--- Start Raw data ---
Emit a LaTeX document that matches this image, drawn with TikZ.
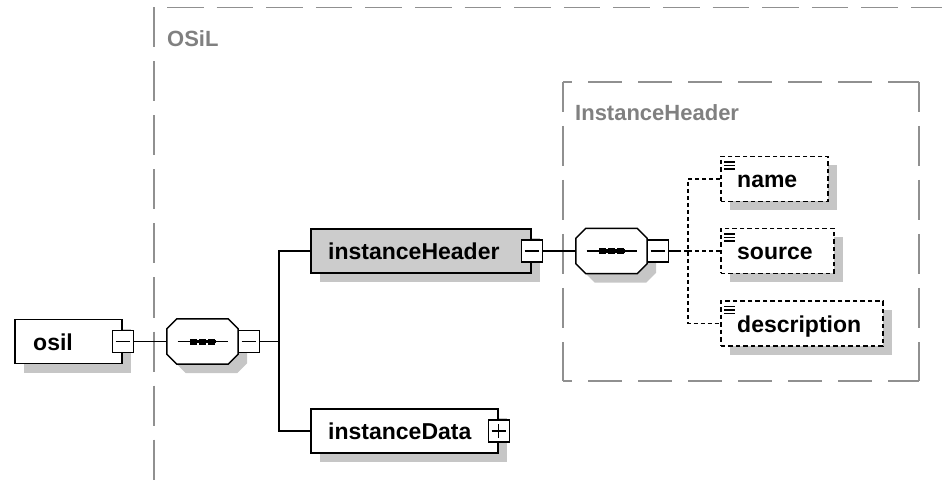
\documentclass[tikz,border=0pt]{standalone}
\usepackage{fontspec}
\setmainfont{Liberation Sans}
\usetikzlibrary{shadows,calc}
\definecolor{shadegray}{HTML}{C6C6C6}
\definecolor{boxgray}{HTML}{CCCCCC}
\definecolor{framegray}{HTML}{909090}
\definecolor{titlegray}{HTML}{808080}
\tikzset{
  boxshadow/.style={drop shadow={shadow xshift=9pt,shadow yshift=-9pt,opacity=1,fill=shadegray}},
  elembox/.style={rectangle,draw=black,line width=1.7pt,fill=white,inner sep=0pt,minimum height=44pt,anchor=west,boxshadow},
  childbox/.style={elembox,dash pattern=on 4.5pt off 3pt,line width=1.6pt,minimum height=45pt},
  elemtext/.style={anchor=base west,inner sep=0pt,font=\fontsize{23}{27}\selectfont\bfseries},
  titletext/.style={anchor=base west,inner sep=0pt,text=titlegray,font=\fontsize{22}{26}\selectfont\bfseries},
  toggle/.style={rectangle,draw=black,line width=1.3pt,fill=white,inner sep=0pt,minimum width=21pt,minimum height=22pt},
  seqslot/.style={rectangle,inner sep=0pt,minimum width=71pt,minimum height=45pt},
  seqoct/.style={draw=black,line width=1.5pt,fill=white,boxshadow},
  conn/.style={draw=black,line width=1.5pt},
  optconn/.style={draw=black,line width=1.5pt,dash pattern=on 4pt off 3pt},
  frameline/.style={draw=framegray,line width=1.8pt},
  togglemark/.style={line width=1.4pt}
}
\begin{document}
\begin{tikzpicture}[x=1pt,y=-1pt]
\useasboundingbox (0,0) rectangle (942,486);

% group frames
\draw[frameline,dash pattern=on 40pt off 14pt] (154,7.5) -- (154,486);
\draw[frameline,dash pattern=on 36.6pt off 13pt,dash phase=36.6pt] (154,7.5) -- (942,7.5);
\draw[frameline,dash pattern=on 40pt off 14pt,dash phase=10pt] (563,82) -- (563,381);
\draw[frameline,dash pattern=on 40pt off 14pt,dash phase=10pt] (919,82) -- (919,381);
\draw[frameline,dash pattern=on 34pt off 16pt,dash phase=25pt] (563,82) -- (919,82);
\draw[frameline,dash pattern=on 34pt off 16pt,dash phase=25pt] (563,381) -- (919,381);
\node[titletext] (osilTitle) at (167,47) {OSiL};
\node[titletext] (ihTitle) at (575,121) {InstanceHeader};

% elements
\node[elembox,minimum width=107pt] (osil) at (14,341.5) {};
\node[elemtext] (osilLabel) at ($(osil.west)+(19,8.5)$) {osil};
\node[elembox,fill=boxgray,minimum width=220pt] (ih) at (310,251) {};
\node[elemtext] (ihLabel) at ($(ih.west)+(18,8.5)$) {instanceHeader};
\node[elembox,minimum width=187pt] (idata) at (310,431) {};
\node[elemtext] (idataLabel) at ($(idata.west)+(18,8.5)$) {instanceData};

% sequence compositors: chamfered octagon with the "---" sequence sign
\node[seqslot] (seqA) at (202.5,341.5) {};
\node[seqslot] (seqB) at (611.5,251) {};
\foreach \s in {seqA,seqB}{
  \draw[seqoct] ($(\s.north west)+(10,0)$) -- ($(\s.north east)+(-10,0)$)
    -- ($(\s.north east)+(0,10)$) -- ($(\s.south east)+(0,-10)$)
    -- ($(\s.south east)+(-10,0)$) -- ($(\s.south west)+(10,0)$)
    -- ($(\s.south west)+(0,-10)$) -- ($(\s.north west)+(0,10)$) -- cycle;
  \draw[conn] ([xshift=-25pt]\s.center) -- ([xshift=25pt]\s.center);
  \fill ($(\s.center)+(-13,-1.6)$) rectangle ($(\s.center)+(13,1.6)$);
  \foreach \d in {-9,0,9}
    \fill ($(\s.center)+(\d-3.3,-3)$) rectangle ++(6.6,6);
}

% optional child elements
\node[childbox,minimum width=107pt] (name) at (720,179) {};
\node[elemtext] (nameLabel) at ($(name.west)+(17,8.5)$) {name};
\node[childbox,minimum width=113pt] (source) at (720,251) {};
\node[elemtext] (sourceLabel) at ($(source.west)+(17,8.5)$) {source};
\node[childbox,minimum width=162pt] (desc) at (720,323.5) {};
\node[elemtext] (descLabel) at ($(desc.west)+(17,8.5)$) {description};
\foreach \c in {name,source,desc}
  \foreach \k in {6.5,10,13.5}
    \draw[line width=1.5pt] ($(\c.north west)+(4,\k)$) -- ++(11,0);

% expand / collapse toggles
\node[toggle] (osilT) at (osil.east) {};
\node[toggle] (ihT) at (ih.east) {};
\node[toggle] (idataT) at (idata.east) {};
\node[toggle] (seqAT) at ($(seqA.east)+(10.5,0)$) {};
\node[toggle] (seqBT) at ($(seqB.east)+(10.5,0)$) {};
\foreach \t in {osilT,ihT,idataT,seqAT,seqBT}
  \draw[togglemark] ([xshift=-7pt]\t.center) -- ([xshift=7pt]\t.center);
\draw[togglemark] ([yshift=-7pt]idataT.center) -- ([yshift=7pt]idataT.center);

% connectors
\coordinate (jA) at (279,341.5);
\coordinate (sB) at (677,251);
\coordinate (jB) at (688,251);
\draw[conn] (osilT.east) -- (seqA.west);
\draw[conn] (seqAT.east) -- (jA);
\draw[conn] (ih.west) -| (jA) |- (idata.west);
\draw[conn] (ihT.east) -- (seqB.west);
\draw[conn] (seqBT.east) -- (sB);
\draw[optconn] (sB) -- (jB);
\draw[optconn] (name.west) -| (jB) |- (desc.west);
\draw[optconn] (jB) -- (source.west);
\end{tikzpicture}
\end{document}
--- End Raw data ---
Required task
Copy out all the data exactly; skip the pictures.

The completed task
Emit a LaTeX document that matches this image, drawn with TikZ.
\documentclass[tikz,border=0pt]{standalone}
\usepackage{fontspec}
\setmainfont{Liberation Sans}
\usetikzlibrary{shadows,calc}
\definecolor{shadegray}{HTML}{C6C6C6}
\definecolor{boxgray}{HTML}{CCCCCC}
\definecolor{framegray}{HTML}{909090}
\definecolor{titlegray}{HTML}{808080}
\tikzset{
  boxshadow/.style={drop shadow={shadow xshift=9pt,shadow yshift=-9pt,opacity=1,fill=shadegray}},
  elembox/.style={rectangle,draw=black,line width=1.7pt,fill=white,inner sep=0pt,minimum height=44pt,anchor=west,boxshadow},
  childbox/.style={elembox,dash pattern=on 4.5pt off 3pt,line width=1.6pt,minimum height=45pt},
  elemtext/.style={anchor=base west,inner sep=0pt,font=\fontsize{23}{27}\selectfont\bfseries},
  titletext/.style={anchor=base west,inner sep=0pt,text=titlegray,font=\fontsize{22}{26}\selectfont\bfseries},
  toggle/.style={rectangle,draw=black,line width=1.3pt,fill=white,inner sep=0pt,minimum width=21pt,minimum height=22pt},
  seqslot/.style={rectangle,inner sep=0pt,minimum width=71pt,minimum height=45pt},
  seqoct/.style={draw=black,line width=1.5pt,fill=white,boxshadow},
  conn/.style={draw=black,line width=1.5pt},
  optconn/.style={draw=black,line width=1.5pt,dash pattern=on 4pt off 3pt},
  frameline/.style={draw=framegray,line width=1.8pt},
  togglemark/.style={line width=1.4pt}
}
\begin{document}
\begin{tikzpicture}[x=1pt,y=-1pt]
\useasboundingbox (0,0) rectangle (942,486);

% group frames
\draw[frameline,dash pattern=on 40pt off 14pt] (154,7.5) -- (154,486);
\draw[frameline,dash pattern=on 36.6pt off 13pt,dash phase=36.6pt] (154,7.5) -- (942,7.5);
\draw[frameline,dash pattern=on 40pt off 14pt,dash phase=10pt] (563,82) -- (563,381);
\draw[frameline,dash pattern=on 40pt off 14pt,dash phase=10pt] (919,82) -- (919,381);
\draw[frameline,dash pattern=on 34pt off 16pt,dash phase=25pt] (563,82) -- (919,82);
\draw[frameline,dash pattern=on 34pt off 16pt,dash phase=25pt] (563,381) -- (919,381);
\node[titletext] (osilTitle) at (167,47) {OSiL};
\node[titletext] (ihTitle) at (575,121) {InstanceHeader};

% elements
\node[elembox,minimum width=107pt] (osil) at (14,341.5) {};
\node[elemtext] (osilLabel) at ($(osil.west)+(19,8.5)$) {osil};
\node[elembox,fill=boxgray,minimum width=220pt] (ih) at (310,251) {};
\node[elemtext] (ihLabel) at ($(ih.west)+(18,8.5)$) {instanceHeader};
\node[elembox,minimum width=187pt] (idata) at (310,431) {};
\node[elemtext] (idataLabel) at ($(idata.west)+(18,8.5)$) {instanceData};

% sequence compositors: chamfered octagon with the "---" sequence sign
\node[seqslot] (seqA) at (202.5,341.5) {};
\node[seqslot] (seqB) at (611.5,251) {};
\foreach \s in {seqA,seqB}{
  \draw[seqoct] ($(\s.north west)+(10,0)$) -- ($(\s.north east)+(-10,0)$)
    -- ($(\s.north east)+(0,10)$) -- ($(\s.south east)+(0,-10)$)
    -- ($(\s.south east)+(-10,0)$) -- ($(\s.south west)+(10,0)$)
    -- ($(\s.south west)+(0,-10)$) -- ($(\s.north west)+(0,10)$) -- cycle;
  \draw[conn] ([xshift=-25pt]\s.center) -- ([xshift=25pt]\s.center);
  \fill ($(\s.center)+(-13,-1.6)$) rectangle ($(\s.center)+(13,1.6)$);
  \foreach \d in {-9,0,9}
    \fill ($(\s.center)+(\d-3.3,-3)$) rectangle ++(6.6,6);
}

% optional child elements
\node[childbox,minimum width=107pt] (name) at (720,179) {};
\node[elemtext] (nameLabel) at ($(name.west)+(17,8.5)$) {name};
\node[childbox,minimum width=113pt] (source) at (720,251) {};
\node[elemtext] (sourceLabel) at ($(source.west)+(17,8.5)$) {source};
\node[childbox,minimum width=162pt] (desc) at (720,323.5) {};
\node[elemtext] (descLabel) at ($(desc.west)+(17,8.5)$) {description};
\foreach \c in {name,source,desc}
  \foreach \k in {6.5,10,13.5}
    \draw[line width=1.5pt] ($(\c.north west)+(4,\k)$) -- ++(11,0);

% expand / collapse toggles
\node[toggle] (osilT) at (osil.east) {};
\node[toggle] (ihT) at (ih.east) {};
\node[toggle] (idataT) at (idata.east) {};
\node[toggle] (seqAT) at ($(seqA.east)+(10.5,0)$) {};
\node[toggle] (seqBT) at ($(seqB.east)+(10.5,0)$) {};
\foreach \t in {osilT,ihT,idataT,seqAT,seqBT}
  \draw[togglemark] ([xshift=-7pt]\t.center) -- ([xshift=7pt]\t.center);
\draw[togglemark] ([yshift=-7pt]idataT.center) -- ([yshift=7pt]idataT.center);

% connectors
\coordinate (jA) at (279,341.5);
\coordinate (sB) at (677,251);
\coordinate (jB) at (688,251);
\draw[conn] (osilT.east) -- (seqA.west);
\draw[conn] (seqAT.east) -- (jA);
\draw[conn] (ih.west) -| (jA) |- (idata.west);
\draw[conn] (ihT.east) -- (seqB.west);
\draw[conn] (seqBT.east) -- (sB);
\draw[optconn] (sB) -- (jB);
\draw[optconn] (name.west) -| (jB) |- (desc.west);
\draw[optconn] (jB) -- (source.west);
\end{tikzpicture}
\end{document}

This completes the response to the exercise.